**Given data:**
#####

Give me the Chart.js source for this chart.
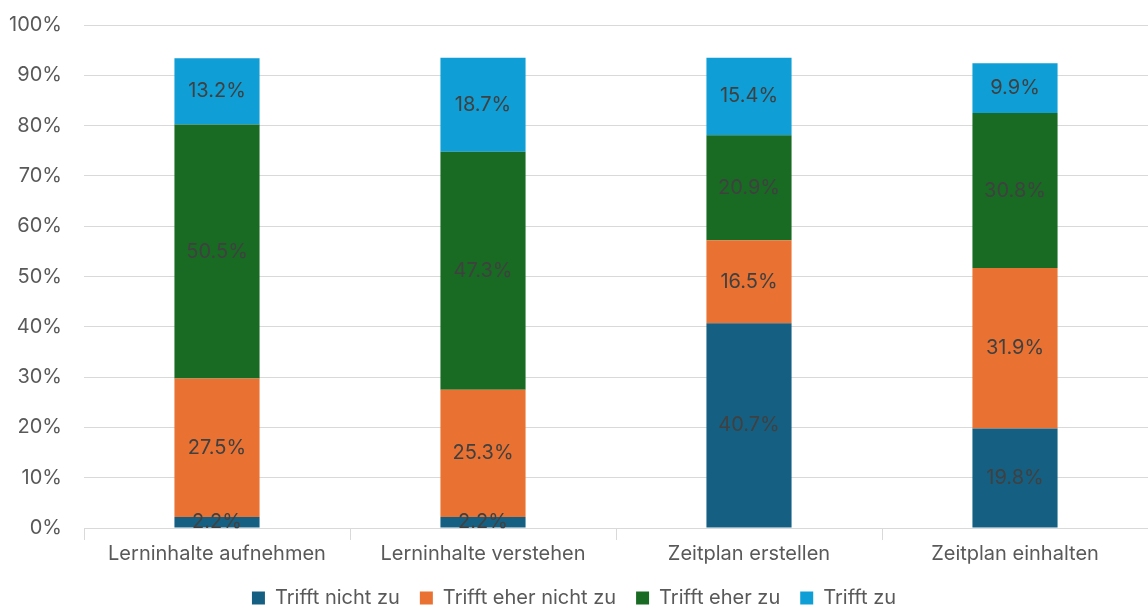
<!DOCTYPE html>
<html><head><meta charset="utf-8">
<script src="https://cdn.jsdelivr.net/npm/chart.js@4"></script>
<style>html,body{margin:0;padding:0;background:#fff}#wrap{width:1148px;height:607px;position:relative}</style>
</head><body><div id="wrap"><canvas id="c"></canvas></div>
<script>
const categories = ["Lerninhalte aufnehmen","Lerninhalte verstehen","Zeitplan erstellen","Zeitplan einhalten"];
const seriesNames = ["Trifft nicht zu","Trifft eher nicht zu","Trifft eher zu","Trifft zu"];
const trifftNichtZu = [2.2, 2.2, 40.7, 19.8];
const trifftEherNichtZu = [27.5, 25.3, 16.5, 31.9];
const trifftEherZu = [50.5, 47.3, 20.9, 30.8];
const trifftZu = [13.2, 18.7, 15.4, 9.9];
const yTicks = [0,10,20,30,40,50,60,70,80,90,100];

const colors = ["#156082","#E97132","#196B24","#0F9ED5"];
const FONT = "Inter, 'Open Sans', sans-serif";

const labelPlugin = {
  id: 'vlabels',
  afterDatasetsDraw(chart){
    const ctx = chart.ctx;
    ctx.save();
    ctx.font = "20px " + FONT;
    ctx.fillStyle = "#404040";
    ctx.textAlign = "center";
    ctx.textBaseline = "middle";
    chart.data.datasets.forEach((ds, i) => {
      const meta = chart.getDatasetMeta(i);
      meta.data.forEach((bar, j) => {
        const v = ds.data[j];
        const y = (bar.y + bar.base) / 2;
        ctx.fillText(v.toFixed(1) + "%", bar.x, y);
      });
    });
    ctx.restore();
  }
};

new Chart(document.getElementById('c'), {
  type: 'bar',
  data: {
    labels: categories,
    datasets: [trifftNichtZu, trifftEherNichtZu, trifftEherZu, trifftZu].map((d, i) => ({
      label: seriesNames[i], data: d, backgroundColor: colors[i],
      barPercentage: 0.64, categoryPercentage: 0.5, borderWidth: 0
    }))
  },
  options: {
    responsive: true, maintainAspectRatio: false, animation: false,
    layout: { padding: { top: 25, right: 0, left: 0, bottom: -11 } },
    plugins: {
      tooltip: { enabled: false },
      legend: {
        position: 'bottom',
        labels: { font: { size: 20, family: FONT }, color: "#595959", boxWidth: 13, boxHeight: 13, padding: 20 }
      }
    },
    scales: {
      x: {
        stacked: true,
        grid: { offset: true, drawOnChartArea: false, drawTicks: true, tickLength: 12, color: "#d9d9d9" },
        border: { display: true, color: "#d9d9d9" },
        ticks: { font: { size: 20, family: FONT }, color: "#595959", padding: 2 }
      },
      y: {
        stacked: true, min: 0, max: 100,
        afterBuildTicks(axis){ axis.ticks = yTicks.map(v => ({ value: v })); },
        afterFit(axis){ axis.width = 84; },
        grid: { color: "#d9d9d9", drawTicks: true, tickLength: 20, tickColor: "rgba(0,0,0,0)" },
        border: { display: false },
        ticks: { font: { size: 20, family: FONT }, color: "#595959", padding: 2, callback: v => v + "%" }
      }
    }
  },
  plugins: [labelPlugin]
});
</script></body></html>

#####

**To do:** Copy the material above exactly and drop the pictures.

**Answer for the task:**
Give me the Chart.js source for this chart.
<!DOCTYPE html>
<html><head><meta charset="utf-8">
<script src="https://cdn.jsdelivr.net/npm/chart.js@4"></script>
<style>html,body{margin:0;padding:0;background:#fff}#wrap{width:1148px;height:607px;position:relative}</style>
</head><body><div id="wrap"><canvas id="c"></canvas></div>
<script>
const categories = ["Lerninhalte aufnehmen","Lerninhalte verstehen","Zeitplan erstellen","Zeitplan einhalten"];
const seriesNames = ["Trifft nicht zu","Trifft eher nicht zu","Trifft eher zu","Trifft zu"];
const trifftNichtZu = [2.2, 2.2, 40.7, 19.8];
const trifftEherNichtZu = [27.5, 25.3, 16.5, 31.9];
const trifftEherZu = [50.5, 47.3, 20.9, 30.8];
const trifftZu = [13.2, 18.7, 15.4, 9.9];
const yTicks = [0,10,20,30,40,50,60,70,80,90,100];

const colors = ["#156082","#E97132","#196B24","#0F9ED5"];
const FONT = "Inter, 'Open Sans', sans-serif";

const labelPlugin = {
  id: 'vlabels',
  afterDatasetsDraw(chart){
    const ctx = chart.ctx;
    ctx.save();
    ctx.font = "20px " + FONT;
    ctx.fillStyle = "#404040";
    ctx.textAlign = "center";
    ctx.textBaseline = "middle";
    chart.data.datasets.forEach((ds, i) => {
      const meta = chart.getDatasetMeta(i);
      meta.data.forEach((bar, j) => {
        const v = ds.data[j];
        const y = (bar.y + bar.base) / 2;
        ctx.fillText(v.toFixed(1) + "%", bar.x, y);
      });
    });
    ctx.restore();
  }
};

new Chart(document.getElementById('c'), {
  type: 'bar',
  data: {
    labels: categories,
    datasets: [trifftNichtZu, trifftEherNichtZu, trifftEherZu, trifftZu].map((d, i) => ({
      label: seriesNames[i], data: d, backgroundColor: colors[i],
      barPercentage: 0.64, categoryPercentage: 0.5, borderWidth: 0
    }))
  },
  options: {
    responsive: true, maintainAspectRatio: false, animation: false,
    layout: { padding: { top: 25, right: 0, left: 0, bottom: -11 } },
    plugins: {
      tooltip: { enabled: false },
      legend: {
        position: 'bottom',
        labels: { font: { size: 20, family: FONT }, color: "#595959", boxWidth: 13, boxHeight: 13, padding: 20 }
      }
    },
    scales: {
      x: {
        stacked: true,
        grid: { offset: true, drawOnChartArea: false, drawTicks: true, tickLength: 12, color: "#d9d9d9" },
        border: { display: true, color: "#d9d9d9" },
        ticks: { font: { size: 20, family: FONT }, color: "#595959", padding: 2 }
      },
      y: {
        stacked: true, min: 0, max: 100,
        afterBuildTicks(axis){ axis.ticks = yTicks.map(v => ({ value: v })); },
        afterFit(axis){ axis.width = 84; },
        grid: { color: "#d9d9d9", drawTicks: true, tickLength: 20, tickColor: "rgba(0,0,0,0)" },
        border: { display: false },
        ticks: { font: { size: 20, family: FONT }, color: "#595959", padding: 2, callback: v => v + "%" }
      }
    }
  },
  plugins: [labelPlugin]
});
</script></body></html>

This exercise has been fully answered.